A fibromyalgia flare (or flare-up) is a temporary increase in the number and/or intensity of symptoms. Worsening pain and fatigue are generally the first two symptoms noticed in a fibro-flare. But other symptoms like poor sleep increased cognitive dysfunction, and digestive disturbances are often experienced as well. Sometimes these flares can last for a day or two, while others may continue for several weeks or even months.
So what causes these flares to happen? Glad you asked, and while you can’t mitigate the impact of all of these causes of discomfort, you will likely find comfort in and of itself in knowing where they are coming from.
Weather Changes: Coming in as the most common cause of short-term fibro-flares is changes in the weather.
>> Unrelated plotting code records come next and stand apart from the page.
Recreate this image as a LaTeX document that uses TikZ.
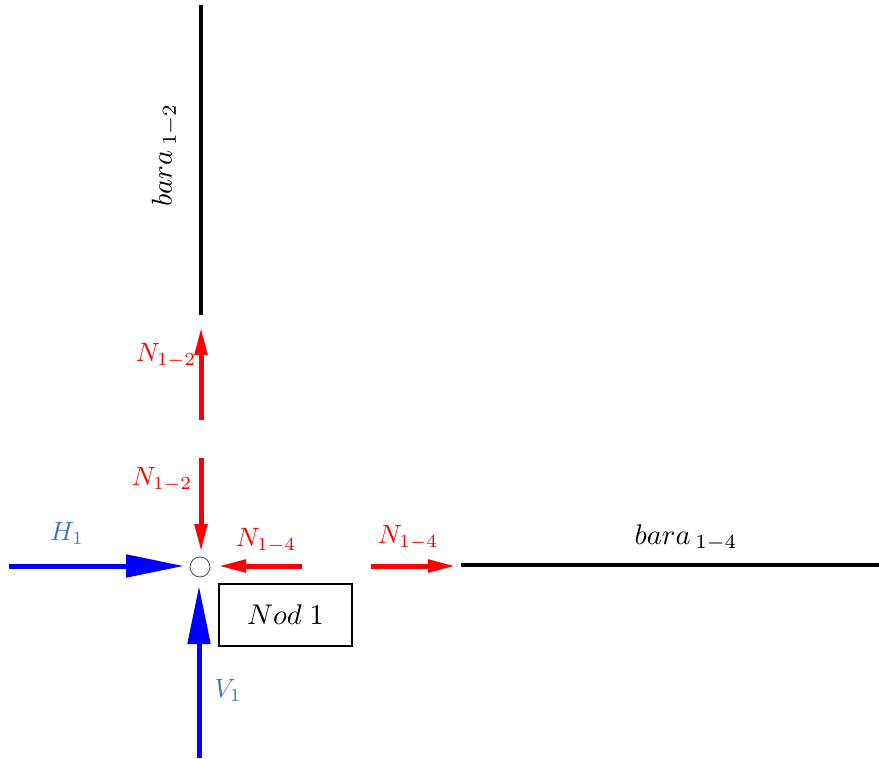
\documentclass[tikz,border=0pt]{standalone}
\usetikzlibrary{arrows.meta}
\definecolor{lblue}{HTML}{4472C4}
\begin{document}
\begin{tikzpicture}[x=1pt,y=-1pt,
  bar/.style={line width=4pt,black},
  redarr/.style={red,line width=5pt,-{Triangle[length=28pt,width=12pt]}},
  bluearr/.style={blue,line width=5pt,-{Triangle[length=58pt,width=22pt]}},
  lbl/.style={scale=2.65,inner sep=0pt},
  rlbl/.style={lbl,text=red},
  blbl/.style={lbl,text=lblue}]
\useasboundingbox (0,0) rectangle (879,759);
% bars
\coordinate (b12a) at (201,5);
\coordinate (b12b) at (201,315);
\coordinate (b14a) at (461,565);
\coordinate (b14b) at (879,565);
\draw[bar] (b12a) -- (b12b);
\draw[bar] (b14a) -- (b14b);
% joint
\node[circle,draw=black!70,line width=0.8pt,minimum size=20pt,inner sep=0pt] (c) at (200,567) {};
% red arrows
\coordinate (u1) at (201,420); \coordinate (u2) at (201,327);
\coordinate (d1) at (201,458); \coordinate (d2) at (201,552);
\coordinate (l1) at (302,566); \coordinate (l2) at (218,566);
\coordinate (r1) at (371,566); \coordinate (r2) at (456,566);
\draw[redarr] (u1) -- (u2);
\draw[redarr] (d1) -- (d2);
\draw[redarr] (l1) -- (l2);
\draw[redarr] (r1) -- (r2);
% blue arrows
\coordinate (h1) at (9,566); \coordinate (h2) at (184,566);
\coordinate (v1) at (199,758); \coordinate (v2) at (199,586);
\draw[bluearr] (h1) -- (h2);
\draw[bluearr] (v1) -- (v2);
% box
\node[draw,line width=1.2pt,minimum width=133pt,minimum height=62pt,inner sep=0pt] (nod) at (285.5,615) {};
\node[scale=2.85,inner sep=0pt] (nodt) at (nod.center) {$Nod\;1$};
% labels
\node[rlbl] (ln1) at (166,356) {$N_{1-2}$};
\node[rlbl] (ln2) at (162,480) {$N_{1-2}$};
\node[rlbl] (ln3) at (266,541) {$N_{1-4}$};
\node[rlbl] (ln4) at (408,538) {$N_{1-4}$};
\node[blbl] (lh) at (67,533) {$H_1$};
\node[blbl] (lv) at (228,690) {$V_1$};
\node[scale=2.85,inner sep=0pt] (lb14) at (686,538) {$bara\,{}_{1-4}$};
\node[scale=2.85,inner sep=0pt,rotate=90] (lb12) at (165,155) {$bara\,{}_{1-2}$};
\end{tikzpicture}
\end{document}
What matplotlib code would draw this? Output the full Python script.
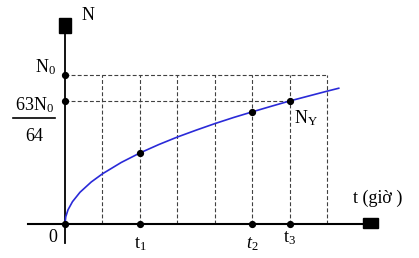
import matplotlib
matplotlib.use("Agg")
import matplotlib.pyplot as plt
from matplotlib.patches import Rectangle

plt.rcParams['font.family'] = ['Liberation Serif', 'DejaVu Serif']
plt.rcParams['mathtext.fontset'] = 'custom'
plt.rcParams['mathtext.rm'] = 'Liberation Serif'
plt.rcParams['mathtext.it'] = 'Liberation Serif:italic'

# grille (pas de temps) et niveaux
grid_t = [1, 2, 3, 4, 5, 6, 7]
level_n0 = 1.0
level_63 = 0.826

# instants marqués sur l'axe
t_marks = [2, 5, 6]
t_labels = [r"t$_1$", r"$\mathit{t_2}$", r"t$_3$"]
n_marks = [0.477, 0.753, 0.826]

# courbe
curve_t = [0, 0.02, 0.08, 0.2, 0.4, 0.7, 1, 1.5, 2, 2.5, 3, 3.5, 4, 4.5,
           5, 5.5, 6, 6.5, 7, 7.3]
curve_n = [0, 0.048, 0.095, 0.15, 0.213, 0.282, 0.337, 0.413, 0.477, 0.533,
           0.584, 0.63, 0.674, 0.715, 0.753, 0.79, 0.826, 0.859, 0.892, 0.911]

fig = plt.figure(figsize=(4.19, 2.58), dpi=100)
ax = fig.add_axes([0, 0, 1, 1])
ax.set_xlim(-1.733, 9.44)
ax.set_ylim(-0.228, 1.503)
ax.axis("off")

dash = dict(color="#404040", lw=0.8, ls=(0, (3.5, 2)))

# lignes pointillées
for t in grid_t:
    ax.plot([t, t], [0, level_n0], **dash)
ax.plot([0, grid_t[-1]], [level_n0, level_n0], **dash)
ax.plot([0, t_marks[-1]], [level_63, level_63], **dash)

# axes
ax.plot([-0.99, 7.95], [0, 0], color="black", lw=1.5)
ax.plot([0, 0], [-0.128, 1.28], color="black", lw=1.3)
ax.add_patch(Rectangle((-0.16, 1.28), 0.32, 0.10, color="black"))
ax.add_patch(Rectangle((7.95, -0.027), 0.40, 0.067, color="black"))

# courbe
ax.plot(curve_t, curve_n, color="#2a2ad8", lw=1.2)

# points
ms = 4.2
ax.plot([0, 0, 0], [0, level_n0, level_63], "o", color="black", ms=ms)
ax.plot(t_marks, [0] * len(t_marks), "o", color="black", ms=ms)
ax.plot(t_marks, n_marks, "o", color="black", ms=ms)

fs = 13
ax.text(0.61, 1.396, "N", fontsize=fs, ha="center", va="center")
ax.text(-0.25, 1.054, r"N$_0$", fontsize=fs, ha="right", va="center")
ax.text(-0.82, 0.80, r"63N$_0$", fontsize=fs, ha="center", va="center")
ax.plot([-1.39, -0.27], [0.71, 0.71], color="black", lw=1.2)
ax.text(-0.82, 0.59, "64", fontsize=fs, ha="center", va="center")
ax.text(-0.32, -0.09, "0", fontsize=fs, ha="center", va="center")
ax.text(6.1, 0.71, r"N$_\mathrm{Y}$", fontsize=fs, ha="left", va="center")
ax.text(8.35, 0.17, "t (giờ )", fontsize=fs, ha="center", va="center")

label_y = [-0.135, -0.135, -0.095]
for t, lab, ly in zip(t_marks, t_labels, label_y):
    ax.text(t, ly, lab, fontsize=fs, ha="center", va="center")

fig.savefig("out.png", dpi=100)
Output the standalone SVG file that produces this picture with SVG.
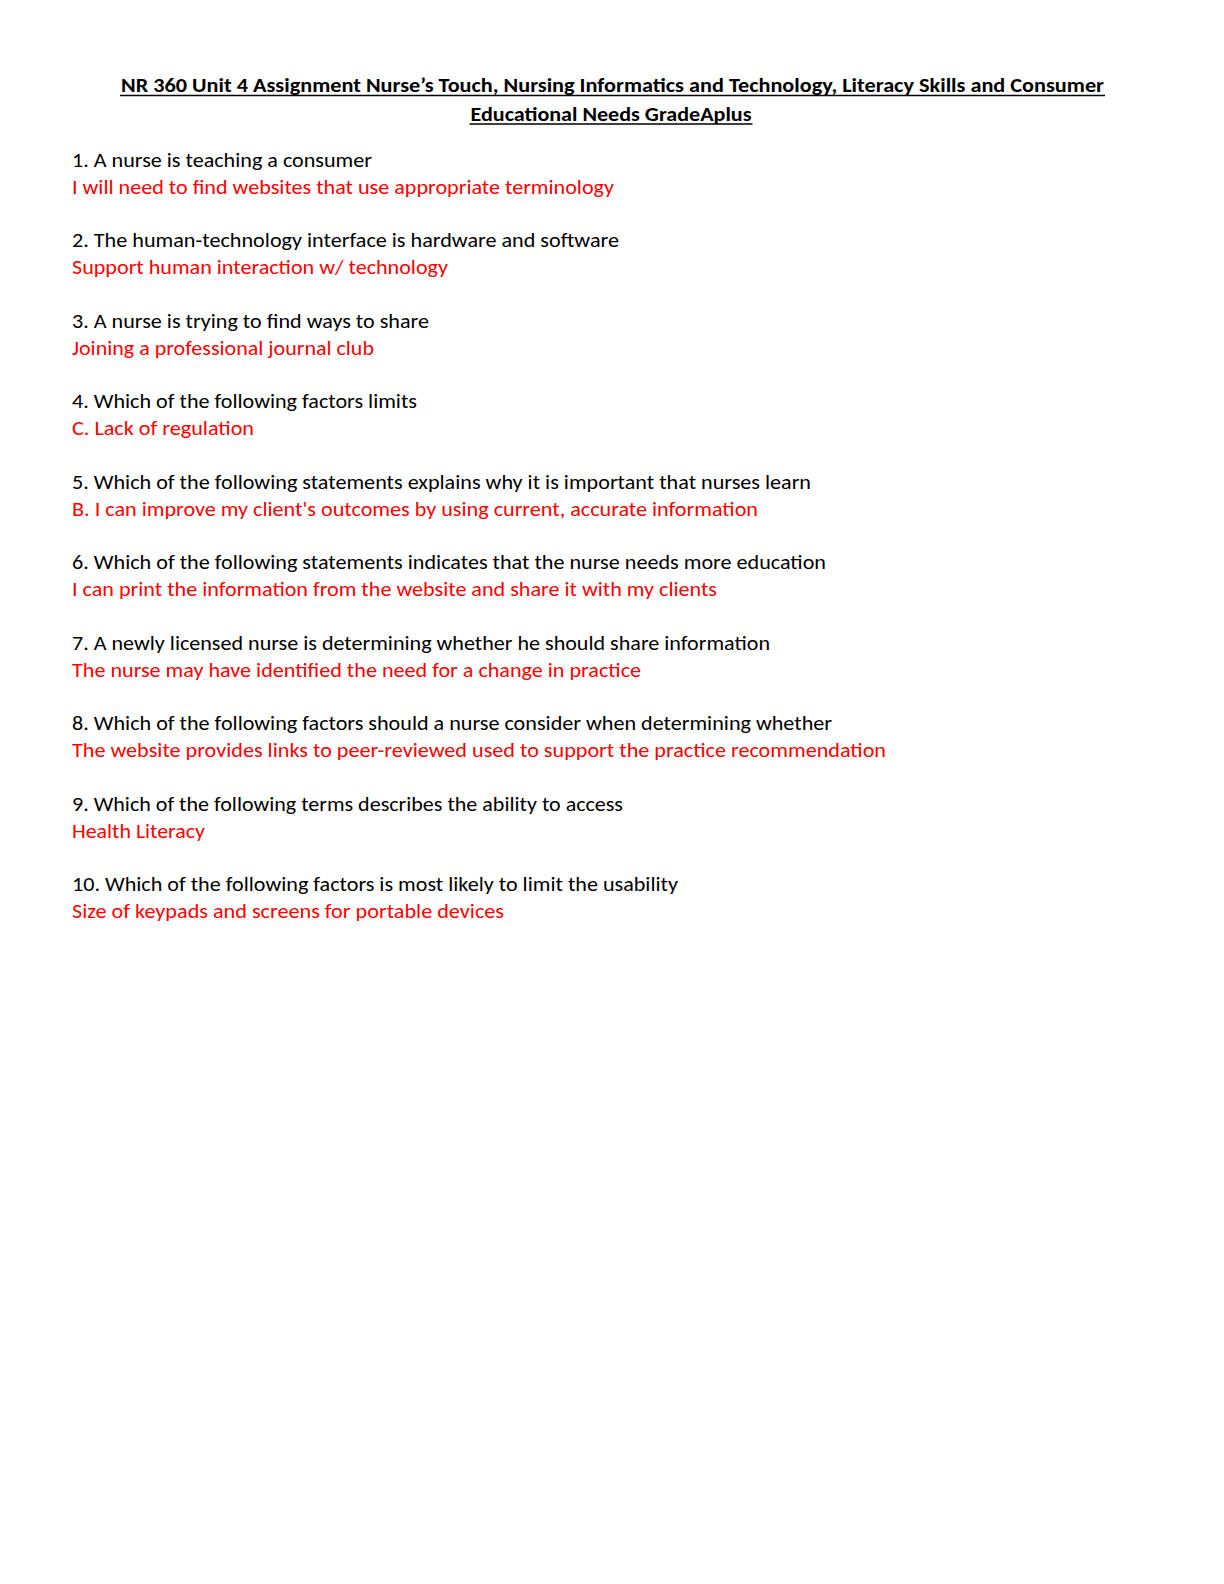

Whenever the barometric pressure changes and a new front passes through, many people with FM experience an increase in their symptoms – particularly in their pain level. Fortunately, these flares usually only last for a day or two.
Over-Working: Anytime you push yourself too hard physically with FM, you are in danger of a flare. However, on those days that you are feeling good, it is hard to not push yourself to get all the things accomplished that you have been missing out on. Sadly, overdoing, even when you feel good, will usually come back and bite you in the form of a fibro-flare. It’s better to increase your activity level gradually so that hopefully you’ll have more good days with fewer setbacks.
Stress: Stress has long been understood to have a negative impact on our lives, however, if you suffer from FM, stress and your flare-ups can quickly become a devastating duo. Stress can be a particularly insidious culprit when it comes to fibro-flare triggers because it often sneaks up on us.
Lack of Sleep: Getting sufficient, restful, and quality sleep is vital for every human being, however, when you are sick with a choleric disease like FM, getting your rest becomes that much more vital. Whenever that sleep is disrupted or there are changes to an individual’s normal sleep patterns, particularly over a period of time, a fibro-flare may not be far behind. It’s important to find a sleep routine that works for you and stick to it as closely as you can.
Temperature: Many people with FM find that they are extremely sensitive to cold or heat or both. Being exposed to those uncomfortable temperatures, even for relatively short periods of time, can sometimes trigger a flare.